>> BEGIN Stored records

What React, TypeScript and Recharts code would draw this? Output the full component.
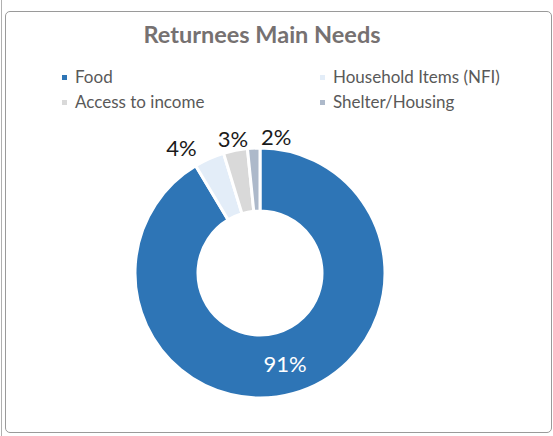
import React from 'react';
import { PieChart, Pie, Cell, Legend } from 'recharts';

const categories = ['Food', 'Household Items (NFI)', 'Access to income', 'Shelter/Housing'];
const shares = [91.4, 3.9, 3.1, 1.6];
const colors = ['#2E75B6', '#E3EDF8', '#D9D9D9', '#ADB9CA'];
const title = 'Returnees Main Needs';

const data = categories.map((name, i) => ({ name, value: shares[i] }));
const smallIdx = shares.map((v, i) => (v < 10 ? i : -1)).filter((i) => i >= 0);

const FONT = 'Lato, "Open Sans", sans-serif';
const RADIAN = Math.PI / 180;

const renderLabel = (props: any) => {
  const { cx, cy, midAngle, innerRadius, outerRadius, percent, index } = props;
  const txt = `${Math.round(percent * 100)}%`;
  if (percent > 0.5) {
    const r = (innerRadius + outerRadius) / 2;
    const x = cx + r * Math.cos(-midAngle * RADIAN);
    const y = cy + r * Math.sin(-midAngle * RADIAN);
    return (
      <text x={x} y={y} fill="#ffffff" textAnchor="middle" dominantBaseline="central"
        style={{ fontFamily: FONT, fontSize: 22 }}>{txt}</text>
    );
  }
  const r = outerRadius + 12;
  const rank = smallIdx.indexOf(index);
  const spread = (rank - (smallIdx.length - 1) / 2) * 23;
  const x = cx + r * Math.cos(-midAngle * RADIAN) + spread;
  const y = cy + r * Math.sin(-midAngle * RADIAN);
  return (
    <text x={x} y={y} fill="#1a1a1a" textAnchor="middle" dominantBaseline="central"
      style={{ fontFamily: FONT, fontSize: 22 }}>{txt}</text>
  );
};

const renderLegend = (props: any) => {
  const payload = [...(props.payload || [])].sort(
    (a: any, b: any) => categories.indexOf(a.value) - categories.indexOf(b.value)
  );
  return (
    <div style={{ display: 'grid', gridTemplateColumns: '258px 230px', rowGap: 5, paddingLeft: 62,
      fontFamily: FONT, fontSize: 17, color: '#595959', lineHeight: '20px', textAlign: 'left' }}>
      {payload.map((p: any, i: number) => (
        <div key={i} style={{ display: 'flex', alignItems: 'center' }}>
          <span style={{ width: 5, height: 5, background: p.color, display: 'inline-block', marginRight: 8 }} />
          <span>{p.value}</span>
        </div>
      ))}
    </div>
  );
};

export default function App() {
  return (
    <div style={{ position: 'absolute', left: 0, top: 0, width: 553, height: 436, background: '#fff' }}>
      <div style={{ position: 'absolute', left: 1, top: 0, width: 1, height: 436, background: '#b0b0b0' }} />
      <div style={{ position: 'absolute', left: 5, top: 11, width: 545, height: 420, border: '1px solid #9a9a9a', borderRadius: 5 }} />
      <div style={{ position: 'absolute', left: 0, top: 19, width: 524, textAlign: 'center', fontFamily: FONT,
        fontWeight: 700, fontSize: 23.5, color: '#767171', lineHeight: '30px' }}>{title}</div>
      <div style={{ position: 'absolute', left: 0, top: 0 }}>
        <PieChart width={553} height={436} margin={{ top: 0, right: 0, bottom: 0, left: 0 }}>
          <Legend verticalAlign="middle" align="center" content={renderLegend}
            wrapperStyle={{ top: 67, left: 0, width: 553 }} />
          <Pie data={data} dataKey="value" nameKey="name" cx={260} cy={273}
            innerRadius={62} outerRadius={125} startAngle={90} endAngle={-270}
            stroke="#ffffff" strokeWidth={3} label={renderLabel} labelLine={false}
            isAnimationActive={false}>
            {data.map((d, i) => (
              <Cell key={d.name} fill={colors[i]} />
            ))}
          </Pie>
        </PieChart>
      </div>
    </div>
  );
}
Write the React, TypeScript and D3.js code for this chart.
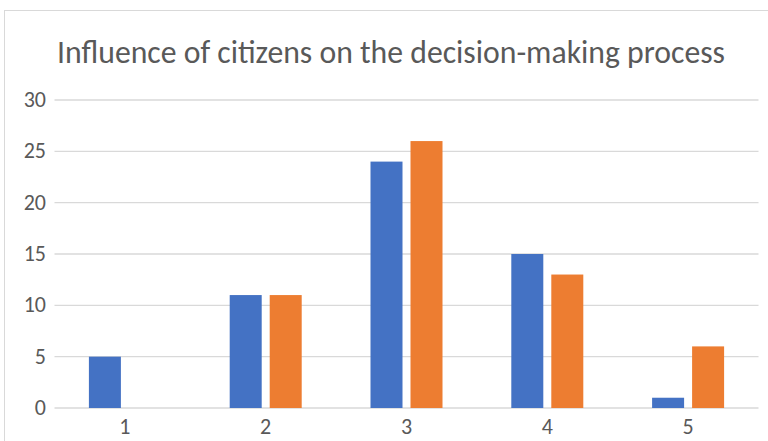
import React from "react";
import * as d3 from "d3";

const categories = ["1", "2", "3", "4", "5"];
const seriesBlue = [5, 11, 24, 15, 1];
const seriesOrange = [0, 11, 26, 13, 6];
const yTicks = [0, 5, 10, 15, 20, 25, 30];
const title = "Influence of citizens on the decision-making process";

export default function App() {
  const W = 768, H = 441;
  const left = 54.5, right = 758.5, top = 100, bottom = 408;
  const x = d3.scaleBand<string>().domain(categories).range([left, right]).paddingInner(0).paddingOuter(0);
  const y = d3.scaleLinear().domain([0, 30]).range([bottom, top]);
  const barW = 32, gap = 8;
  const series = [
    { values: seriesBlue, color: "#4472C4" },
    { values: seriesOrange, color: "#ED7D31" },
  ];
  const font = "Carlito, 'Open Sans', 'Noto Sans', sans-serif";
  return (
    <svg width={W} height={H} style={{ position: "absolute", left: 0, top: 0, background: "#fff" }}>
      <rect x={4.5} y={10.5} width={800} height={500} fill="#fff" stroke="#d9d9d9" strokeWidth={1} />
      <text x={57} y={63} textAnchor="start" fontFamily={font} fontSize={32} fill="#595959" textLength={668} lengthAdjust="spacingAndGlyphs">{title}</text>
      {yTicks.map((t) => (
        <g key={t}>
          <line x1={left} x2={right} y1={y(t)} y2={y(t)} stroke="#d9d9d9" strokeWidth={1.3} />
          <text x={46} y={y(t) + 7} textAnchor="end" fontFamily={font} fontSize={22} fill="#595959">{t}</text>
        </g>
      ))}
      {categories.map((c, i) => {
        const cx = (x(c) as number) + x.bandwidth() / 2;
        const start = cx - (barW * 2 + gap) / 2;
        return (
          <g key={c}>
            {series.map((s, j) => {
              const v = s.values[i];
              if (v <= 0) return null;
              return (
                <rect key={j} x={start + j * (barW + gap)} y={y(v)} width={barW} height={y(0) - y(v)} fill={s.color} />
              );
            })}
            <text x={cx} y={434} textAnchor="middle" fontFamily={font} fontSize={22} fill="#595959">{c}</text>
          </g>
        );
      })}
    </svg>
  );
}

>> END Stored records

**Directive**
Drop the pictures and reproduce the rest of the entries above exactly.

**Solution to this problem**
What React, TypeScript and Recharts code would draw this? Output the full component.
import React from 'react';
import { PieChart, Pie, Cell, Legend } from 'recharts';

const categories = ['Food', 'Household Items (NFI)', 'Access to income', 'Shelter/Housing'];
const shares = [91.4, 3.9, 3.1, 1.6];
const colors = ['#2E75B6', '#E3EDF8', '#D9D9D9', '#ADB9CA'];
const title = 'Returnees Main Needs';

const data = categories.map((name, i) => ({ name, value: shares[i] }));
const smallIdx = shares.map((v, i) => (v < 10 ? i : -1)).filter((i) => i >= 0);

const FONT = 'Lato, "Open Sans", sans-serif';
const RADIAN = Math.PI / 180;

const renderLabel = (props: any) => {
  const { cx, cy, midAngle, innerRadius, outerRadius, percent, index } = props;
  const txt = `${Math.round(percent * 100)}%`;
  if (percent > 0.5) {
    const r = (innerRadius + outerRadius) / 2;
    const x = cx + r * Math.cos(-midAngle * RADIAN);
    const y = cy + r * Math.sin(-midAngle * RADIAN);
    return (
      <text x={x} y={y} fill="#ffffff" textAnchor="middle" dominantBaseline="central"
        style={{ fontFamily: FONT, fontSize: 22 }}>{txt}</text>
    );
  }
  const r = outerRadius + 12;
  const rank = smallIdx.indexOf(index);
  const spread = (rank - (smallIdx.length - 1) / 2) * 23;
  const x = cx + r * Math.cos(-midAngle * RADIAN) + spread;
  const y = cy + r * Math.sin(-midAngle * RADIAN);
  return (
    <text x={x} y={y} fill="#1a1a1a" textAnchor="middle" dominantBaseline="central"
      style={{ fontFamily: FONT, fontSize: 22 }}>{txt}</text>
  );
};

const renderLegend = (props: any) => {
  const payload = [...(props.payload || [])].sort(
    (a: any, b: any) => categories.indexOf(a.value) - categories.indexOf(b.value)
  );
  return (
    <div style={{ display: 'grid', gridTemplateColumns: '258px 230px', rowGap: 5, paddingLeft: 62,
      fontFamily: FONT, fontSize: 17, color: '#595959', lineHeight: '20px', textAlign: 'left' }}>
      {payload.map((p: any, i: number) => (
        <div key={i} style={{ display: 'flex', alignItems: 'center' }}>
          <span style={{ width: 5, height: 5, background: p.color, display: 'inline-block', marginRight: 8 }} />
          <span>{p.value}</span>
        </div>
      ))}
    </div>
  );
};

export default function App() {
  return (
    <div style={{ position: 'absolute', left: 0, top: 0, width: 553, height: 436, background: '#fff' }}>
      <div style={{ position: 'absolute', left: 1, top: 0, width: 1, height: 436, background: '#b0b0b0' }} />
      <div style={{ position: 'absolute', left: 5, top: 11, width: 545, height: 420, border: '1px solid #9a9a9a', borderRadius: 5 }} />
      <div style={{ position: 'absolute', left: 0, top: 19, width: 524, textAlign: 'center', fontFamily: FONT,
        fontWeight: 700, fontSize: 23.5, color: '#767171', lineHeight: '30px' }}>{title}</div>
      <div style={{ position: 'absolute', left: 0, top: 0 }}>
        <PieChart width={553} height={436} margin={{ top: 0, right: 0, bottom: 0, left: 0 }}>
          <Legend verticalAlign="middle" align="center" content={renderLegend}
            wrapperStyle={{ top: 67, left: 0, width: 553 }} />
          <Pie data={data} dataKey="value" nameKey="name" cx={260} cy={273}
            innerRadius={62} outerRadius={125} startAngle={90} endAngle={-270}
            stroke="#ffffff" strokeWidth={3} label={renderLabel} labelLine={false}
            isAnimationActive={false}>
            {data.map((d, i) => (
              <Cell key={d.name} fill={colors[i]} />
            ))}
          </Pie>
        </PieChart>
      </div>
    </div>
  );
}
Write the React, TypeScript and D3.js code for this chart.
import React from "react";
import * as d3 from "d3";

const categories = ["1", "2", "3", "4", "5"];
const seriesBlue = [5, 11, 24, 15, 1];
const seriesOrange = [0, 11, 26, 13, 6];
const yTicks = [0, 5, 10, 15, 20, 25, 30];
const title = "Influence of citizens on the decision-making process";

export default function App() {
  const W = 768, H = 441;
  const left = 54.5, right = 758.5, top = 100, bottom = 408;
  const x = d3.scaleBand<string>().domain(categories).range([left, right]).paddingInner(0).paddingOuter(0);
  const y = d3.scaleLinear().domain([0, 30]).range([bottom, top]);
  const barW = 32, gap = 8;
  const series = [
    { values: seriesBlue, color: "#4472C4" },
    { values: seriesOrange, color: "#ED7D31" },
  ];
  const font = "Carlito, 'Open Sans', 'Noto Sans', sans-serif";
  return (
    <svg width={W} height={H} style={{ position: "absolute", left: 0, top: 0, background: "#fff" }}>
      <rect x={4.5} y={10.5} width={800} height={500} fill="#fff" stroke="#d9d9d9" strokeWidth={1} />
      <text x={57} y={63} textAnchor="start" fontFamily={font} fontSize={32} fill="#595959" textLength={668} lengthAdjust="spacingAndGlyphs">{title}</text>
      {yTicks.map((t) => (
        <g key={t}>
          <line x1={left} x2={right} y1={y(t)} y2={y(t)} stroke="#d9d9d9" strokeWidth={1.3} />
          <text x={46} y={y(t) + 7} textAnchor="end" fontFamily={font} fontSize={22} fill="#595959">{t}</text>
        </g>
      ))}
      {categories.map((c, i) => {
        const cx = (x(c) as number) + x.bandwidth() / 2;
        const start = cx - (barW * 2 + gap) / 2;
        return (
          <g key={c}>
            {series.map((s, j) => {
              const v = s.values[i];
              if (v <= 0) return null;
              return (
                <rect key={j} x={start + j * (barW + gap)} y={y(v)} width={barW} height={y(0) - y(v)} fill={s.color} />
              );
            })}
            <text x={cx} y={434} textAnchor="middle" fontFamily={font} fontSize={22} fill="#595959">{c}</text>
          </g>
        );
      })}
    </svg>
  );
}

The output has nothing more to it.